Go through the material and write it all out exactly, minus the pictures.
-=-=-
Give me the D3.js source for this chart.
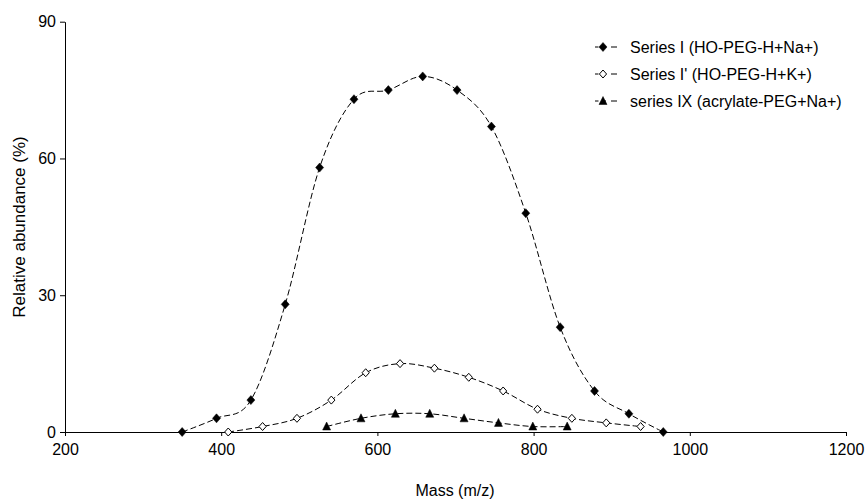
<!DOCTYPE html>
<html>
<head>
<meta charset="utf-8">
<script src="https://cdn.jsdelivr.net/npm/d3@7"></script>
<style>
  body { margin: 0; background: #fff; }
  svg { display: block; }
  text { font-family: "Liberation Sans", Arial, sans-serif; fill: #000; }
</style>
</head>
<body>
<svg id="chart" width="866" height="502"></svg>
<script>
// ---- data ----
const massI = [350, 394, 438, 482, 526, 570, 614, 658, 702, 746, 790, 834, 878, 922, 966];
const valuesI = [0, 3, 7, 28, 58, 73, 75, 78, 75, 67, 48, 23, 9, 4, 0];
const massIp = [409, 453, 497, 541, 585, 629, 673, 717, 761, 805, 849, 893, 937];
const valuesIp = [0, 1.2, 3, 7, 13, 15, 14, 12, 9, 5, 3, 2, 1.2];
const massIX = [535, 579, 623, 667, 711, 755, 799, 843];
const valuesIX = [1.2, 3, 4, 4, 3, 2, 1.2, 1.2];
const seriesNames = ["Series I (HO-PEG-H+Na+)", "Series I' (HO-PEG-H+K+)", "series IX (acrylate-PEG+Na+)"];
const xTicks = [200, 400, 600, 800, 1000, 1200];
const yTicks = [0, 30, 60, 90];
const xTitle = "Mass (m/z)";
const yTitle = "Relative abundance (%)";

const series = [
  { name: seriesNames[0], xs: massI, ys: valuesI, marker: "diamondFilled" },
  { name: seriesNames[1], xs: massIp, ys: valuesIp, marker: "diamondOpen" },
  { name: seriesNames[2], xs: massIX, ys: valuesIX, marker: "triangle" }
];

const FS = 16;
const svg = d3.select("#chart");
const mLeft = 65, mRight = 846, mTop = 21.7, mBottom = 432;
const x = d3.scaleLinear().domain([200, 1200]).range([mLeft, mRight]);
const y = d3.scaleLinear().domain([0, 90]).range([mBottom, mTop]);

// axes
const xAxis = d3.axisBottom(x).tickValues(xTicks).tickFormat(d3.format("d"))
  .tickSize(4).tickSizeOuter(0).tickPadding(8);
const gx = svg.append("g").attr("transform", `translate(0,${mBottom})`).call(xAxis);
gx.select(".domain").attr("stroke", "#000");
gx.selectAll(".tick line").attr("stroke", "#000");
gx.selectAll("text").attr("font-size", FS).style("font-family", "'Liberation Sans', Arial, sans-serif").attr("fill", "#000");

const yAxis = d3.axisLeft(y).tickValues(yTicks).tickFormat(d3.format("d"))
  .tickSize(5).tickSizeOuter(0).tickPadding(4);
const gy = svg.append("g").attr("transform", `translate(${mLeft},0)`).call(yAxis);
gy.select(".domain").attr("stroke", "#000");
gy.selectAll(".tick line").attr("stroke", "#000");
gy.selectAll("text").attr("font-size", FS).style("font-family", "'Liberation Sans', Arial, sans-serif").attr("fill", "#000");

// titles
svg.append("text").attr("x", 455).attr("y", 496)
  .attr("text-anchor", "middle").attr("font-size", FS).text(xTitle);
svg.append("text").attr("transform", `translate(25,227) rotate(-90)`)
  .attr("text-anchor", "middle").attr("font-size", 17).text(yTitle);

// markers
function drawMarker(g, type, cx, cy) {
  if (type === "diamondFilled") {
    g.append("path").attr("d", `M${cx},${cy - 4.5}L${cx + 4},${cy}L${cx},${cy + 4.5}L${cx - 4},${cy}Z`)
      .attr("fill", "#000").attr("stroke", "#000").attr("stroke-width", 0.5);
  } else if (type === "diamondOpen") {
    g.append("path").attr("d", `M${cx},${cy - 4}L${cx + 3.6},${cy}L${cx},${cy + 4}L${cx - 3.6},${cy}Z`)
      .attr("fill", "#fff").attr("stroke", "#000").attr("stroke-width", 1);
  } else {
    g.append("path").attr("d", `M${cx},${cy - 4.5}L${cx + 4},${cy + 3.5}L${cx - 4},${cy + 3.5}Z`)
      .attr("fill", "#000").attr("stroke", "#000").attr("stroke-width", 0.5);
  }
}

const line = d3.line().curve(d3.curveCardinal.tension(0)).x(d => x(d[0])).y(d => y(d[1]));
const plot = svg.append("g");
series.forEach(s => {
  const pts = s.xs.map((m, i) => [m, s.ys[i]]);
  plot.append("path").attr("d", line(pts)).attr("fill", "none")
    .attr("stroke", "#000").attr("stroke-width", 1).attr("stroke-dasharray", "6,3");
});
series.forEach(s => {
  const g = plot.append("g");
  s.xs.forEach((m, i) => drawMarker(g, s.marker, x(m), y(s.ys[i])));
});

// legend
const legendY = [47, 74, 101];
series.forEach((s, i) => {
  const g = svg.append("g");
  const ly = legendY[i];
  g.append("line").attr("x1", 595).attr("x2", 598.5).attr("y1", ly).attr("y2", ly).attr("stroke", "#000");
  g.append("line").attr("x1", 603).attr("x2", 606).attr("y1", ly).attr("y2", ly).attr("stroke", "#000");
  g.append("line").attr("x1", 611).attr("x2", 617).attr("y1", ly).attr("y2", ly).attr("stroke", "#000");
  drawMarker(g, s.marker, 603, ly);
  g.append("text").attr("x", 630).attr("y", ly + 5.5).attr("font-size", FS).text(s.name);
});
</script>
</body>
</html>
-=-=-
◆ Written response:
Give me the D3.js source for this chart.
<!DOCTYPE html>
<html>
<head>
<meta charset="utf-8">
<script src="https://cdn.jsdelivr.net/npm/d3@7"></script>
<style>
  body { margin: 0; background: #fff; }
  svg { display: block; }
  text { font-family: "Liberation Sans", Arial, sans-serif; fill: #000; }
</style>
</head>
<body>
<svg id="chart" width="866" height="502"></svg>
<script>
// ---- data ----
const massI = [350, 394, 438, 482, 526, 570, 614, 658, 702, 746, 790, 834, 878, 922, 966];
const valuesI = [0, 3, 7, 28, 58, 73, 75, 78, 75, 67, 48, 23, 9, 4, 0];
const massIp = [409, 453, 497, 541, 585, 629, 673, 717, 761, 805, 849, 893, 937];
const valuesIp = [0, 1.2, 3, 7, 13, 15, 14, 12, 9, 5, 3, 2, 1.2];
const massIX = [535, 579, 623, 667, 711, 755, 799, 843];
const valuesIX = [1.2, 3, 4, 4, 3, 2, 1.2, 1.2];
const seriesNames = ["Series I (HO-PEG-H+Na+)", "Series I' (HO-PEG-H+K+)", "series IX (acrylate-PEG+Na+)"];
const xTicks = [200, 400, 600, 800, 1000, 1200];
const yTicks = [0, 30, 60, 90];
const xTitle = "Mass (m/z)";
const yTitle = "Relative abundance (%)";

const series = [
  { name: seriesNames[0], xs: massI, ys: valuesI, marker: "diamondFilled" },
  { name: seriesNames[1], xs: massIp, ys: valuesIp, marker: "diamondOpen" },
  { name: seriesNames[2], xs: massIX, ys: valuesIX, marker: "triangle" }
];

const FS = 16;
const svg = d3.select("#chart");
const mLeft = 65, mRight = 846, mTop = 21.7, mBottom = 432;
const x = d3.scaleLinear().domain([200, 1200]).range([mLeft, mRight]);
const y = d3.scaleLinear().domain([0, 90]).range([mBottom, mTop]);

// axes
const xAxis = d3.axisBottom(x).tickValues(xTicks).tickFormat(d3.format("d"))
  .tickSize(4).tickSizeOuter(0).tickPadding(8);
const gx = svg.append("g").attr("transform", `translate(0,${mBottom})`).call(xAxis);
gx.select(".domain").attr("stroke", "#000");
gx.selectAll(".tick line").attr("stroke", "#000");
gx.selectAll("text").attr("font-size", FS).style("font-family", "'Liberation Sans', Arial, sans-serif").attr("fill", "#000");

const yAxis = d3.axisLeft(y).tickValues(yTicks).tickFormat(d3.format("d"))
  .tickSize(5).tickSizeOuter(0).tickPadding(4);
const gy = svg.append("g").attr("transform", `translate(${mLeft},0)`).call(yAxis);
gy.select(".domain").attr("stroke", "#000");
gy.selectAll(".tick line").attr("stroke", "#000");
gy.selectAll("text").attr("font-size", FS).style("font-family", "'Liberation Sans', Arial, sans-serif").attr("fill", "#000");

// titles
svg.append("text").attr("x", 455).attr("y", 496)
  .attr("text-anchor", "middle").attr("font-size", FS).text(xTitle);
svg.append("text").attr("transform", `translate(25,227) rotate(-90)`)
  .attr("text-anchor", "middle").attr("font-size", 17).text(yTitle);

// markers
function drawMarker(g, type, cx, cy) {
  if (type === "diamondFilled") {
    g.append("path").attr("d", `M${cx},${cy - 4.5}L${cx + 4},${cy}L${cx},${cy + 4.5}L${cx - 4},${cy}Z`)
      .attr("fill", "#000").attr("stroke", "#000").attr("stroke-width", 0.5);
  } else if (type === "diamondOpen") {
    g.append("path").attr("d", `M${cx},${cy - 4}L${cx + 3.6},${cy}L${cx},${cy + 4}L${cx - 3.6},${cy}Z`)
      .attr("fill", "#fff").attr("stroke", "#000").attr("stroke-width", 1);
  } else {
    g.append("path").attr("d", `M${cx},${cy - 4.5}L${cx + 4},${cy + 3.5}L${cx - 4},${cy + 3.5}Z`)
      .attr("fill", "#000").attr("stroke", "#000").attr("stroke-width", 0.5);
  }
}

const line = d3.line().curve(d3.curveCardinal.tension(0)).x(d => x(d[0])).y(d => y(d[1]));
const plot = svg.append("g");
series.forEach(s => {
  const pts = s.xs.map((m, i) => [m, s.ys[i]]);
  plot.append("path").attr("d", line(pts)).attr("fill", "none")
    .attr("stroke", "#000").attr("stroke-width", 1).attr("stroke-dasharray", "6,3");
});
series.forEach(s => {
  const g = plot.append("g");
  s.xs.forEach((m, i) => drawMarker(g, s.marker, x(m), y(s.ys[i])));
});

// legend
const legendY = [47, 74, 101];
series.forEach((s, i) => {
  const g = svg.append("g");
  const ly = legendY[i];
  g.append("line").attr("x1", 595).attr("x2", 598.5).attr("y1", ly).attr("y2", ly).attr("stroke", "#000");
  g.append("line").attr("x1", 603).attr("x2", 606).attr("y1", ly).attr("y2", ly).attr("stroke", "#000");
  g.append("line").attr("x1", 611).attr("x2", 617).attr("y1", ly).attr("y2", ly).attr("stroke", "#000");
  drawMarker(g, s.marker, 603, ly);
  g.append("text").attr("x", 630).attr("y", ly + 5.5).attr("font-size", FS).text(s.name);
});
</script>
</body>
</html>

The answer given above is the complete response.